How does the perspective on gender/race/culture/economics/ability make a difference to the story? Tyndale made the famous remark about providing every plowboy with a Bible to read. It may rank as sexist today but in the 16th C, when only clergy read the Bible in Latin, it was remarkable for its expansive vision.
Theological Conversation Partners: Tyndale’s was not the first translation of the New Testament in English but his was the first translation from Greek and the first produced in quantity by the printing press. His dying prayer, “Lord, open the King of England’s eyes,” was answered within four years of his death when several translations appeared with royal approval. All of these, including the King James or Authorized Version, translated less than a century later, relied on Tyndale’s work. More than 80% of the King James Version of the New Testament comes from Tyndale. With a Bible in every American hotel room, it’s difficult to return to a time when there were few Bibles in English and death was the penalty for owning one.
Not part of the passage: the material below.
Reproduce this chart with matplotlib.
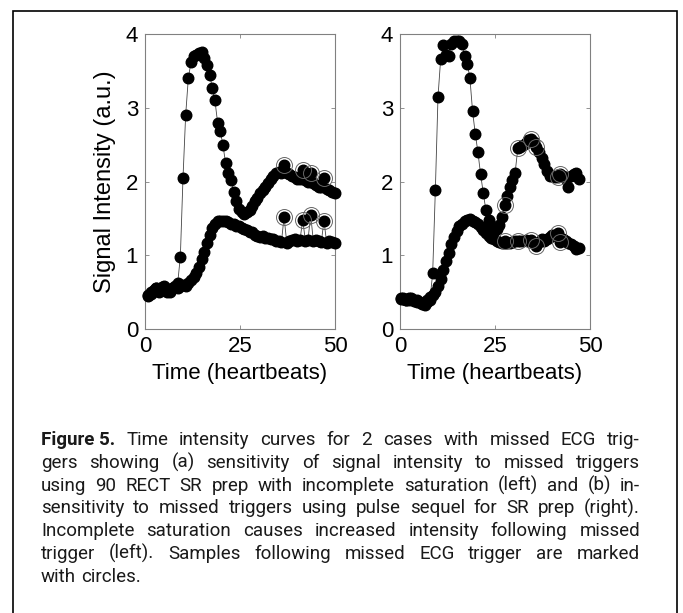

Yet Tyndale, ignoring danger, was determined to provide common people with the scriptures in their everyday language. The Hawk offers a good opportunity to discuss the place of the Bible in the lives of individuals and the church. The Study Catechism published in 1998, Questions #55-59, may be a helpful resource. There’s a significant exchange at the end of Ch. 28 in which Tyndale is encouraging Tom to read the New Testament. He asks Tom to visit the exiles that are poor and need help since he will be gone. Tom promises to read the New Testament but won’t promise to visit the exiles as Tyndale does. Tyndale says, “If you read the Testament, you will make the visits.” Tyndale’s own life and ministry is a testimony to the impact the Bible has on a life. Isaiah 55:10-13 is a stirring affirmation about God’s Word. This could be an occasion to examine the many translations of English Bibles you may have on hand. Translation may be a new concept and merits some discussion.
Faith Talk Questions:
- Imagine a world without electronic or printed media. Mentally remove all the books and computers from your home. There is little reason for you to learn to read and there are no schools. What would your life be like? What would you miss?
- Do you own a Bible? How many Bibles are in your home.? In your church? Are they all in English? (or the language that you speak?) Are they all the same translation?
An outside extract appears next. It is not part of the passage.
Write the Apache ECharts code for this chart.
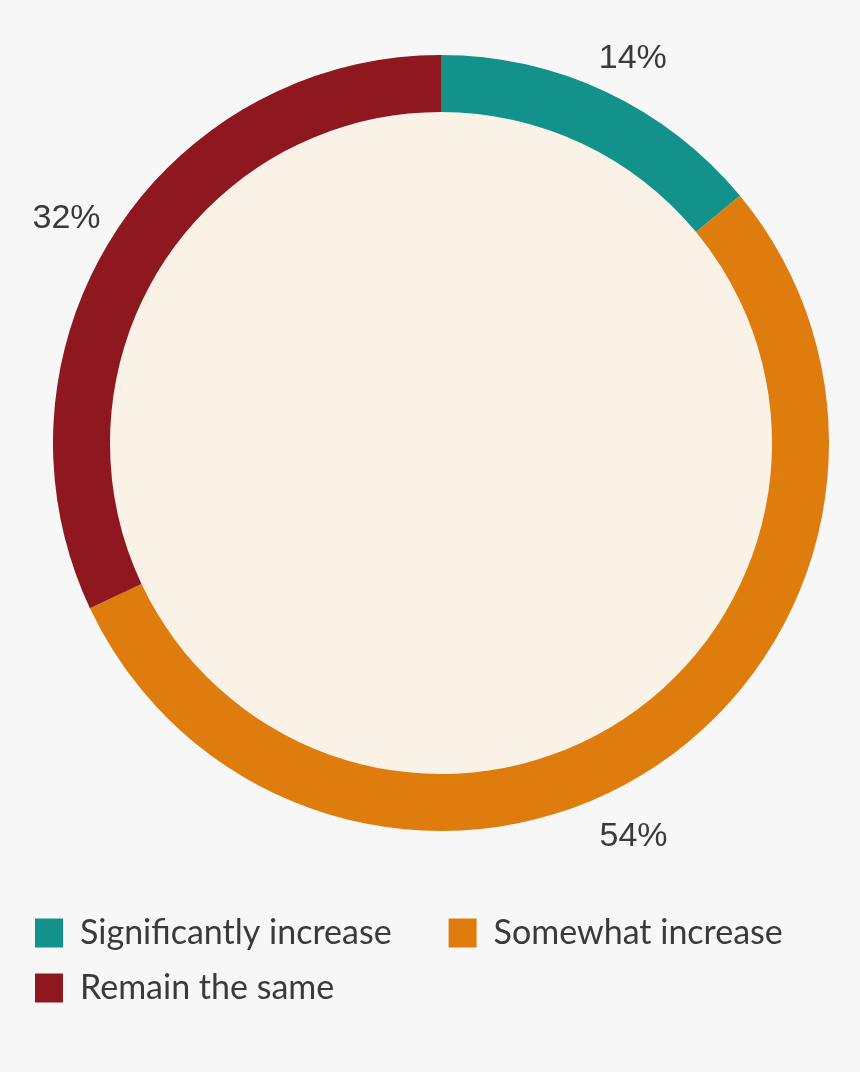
<!DOCTYPE html>
<html><head><meta charset="utf-8">
<script src="https://cdn.jsdelivr.net/npm/echarts@6/dist/echarts.min.js"></script>
<style>html,body{margin:0;padding:0;background:#f7f7f7}#c{width:860px;height:1072px}</style>
</head><body><div id="c"></div>
<script>
const categories = ['Significantly increase', 'Somewhat increase', 'Remain the same'];
const values = [14, 54, 32];
const colors = ['#13928C', '#DE7D0E', '#8E1720'];

const CX = 441, CY = 443, R_IN = 331, R_OUT = 388, LABEL_R = 434;
// small per-label nudges (px) to follow the reference label placement
const labelNudge = [[7, 8], [-40, 27], [-8, 8]];
const total = values.reduce((a, b) => a + b, 0);
const mids = [];
let acc = 0;
values.forEach(v => { mids.push((acc + v / 2) / total * 2 * Math.PI); acc += v; });

const legendText = { fontFamily: 'Lato', fontSize: 34, color: '#3a3a3a', padding: [0, 0, 0, 12] };
const chart = echarts.init(document.getElementById('c'));
chart.setOption({
  backgroundColor: '#f7f7f7',
  animation: false,
  legend: [{
    left: 35, top: 916, padding: 0, itemWidth: 28, itemHeight: 29, itemGap: 57, icon: 'rect',
    data: categories.slice(0, 2), textStyle: legendText
  }, {
    left: 35, top: 971, padding: 0, itemWidth: 28, itemHeight: 29, icon: 'rect',
    data: categories.slice(2), textStyle: legendText
  }],
  series: [{
    type: 'pie', silent: true, center: [CX, CY], radius: [0, R_IN],
    label: { show: false }, labelLine: { show: false },
    data: [{ name: 'inner', value: 1, itemStyle: { color: '#FAF2E7' } }]
  }, {
    type: 'pie', center: [CX, CY], radius: [R_IN, R_OUT], startAngle: 90, clockwise: true,
    avoidLabelOverlap: false,
    data: categories.map((c, i) => ({ name: c, value: values[i], itemStyle: { color: colors[i] } })),
    label: {
      show: true, position: 'outside', formatter: '{d}%',
      fontFamily: 'Liberation Sans', fontSize: 34, color: '#3a3a3a'
    },
    labelLine: { show: false },
    labelLayout: function (p) {
      const a = mids[p.dataIndex];
      const n = labelNudge[p.dataIndex];
      return {
        x: CX + LABEL_R * Math.sin(a) + n[0], y: CY - LABEL_R * Math.cos(a) + n[1],
        align: 'center', verticalAlign: 'middle'
      };
    }
  }]
});
</script></body></html>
- Imagine that you will be killed if a Bible is found in your home. What would you do?
- Why is Uncle Jack eager to transport the New Testament to England?
- Do you think Uncle Jack is sincere in praising God? What actions make you doubt this?
- How are people who read Luther’s tracts treated?
- Do you think Tom’s motives for smuggling the New Testament change?
- What influence did Tyndale have on Tom’s life? What actions show this?
- Why was Tyndale determined to translate the Bible?
- What impact did Tyndale have on the history of the church?
- What picture do you have of Tyndale from Tom’s descriptions?
- Explain the title of the book.
- Martin Luther is one of the Cloud of Witnesses. How did he affect Tyndale and Tom?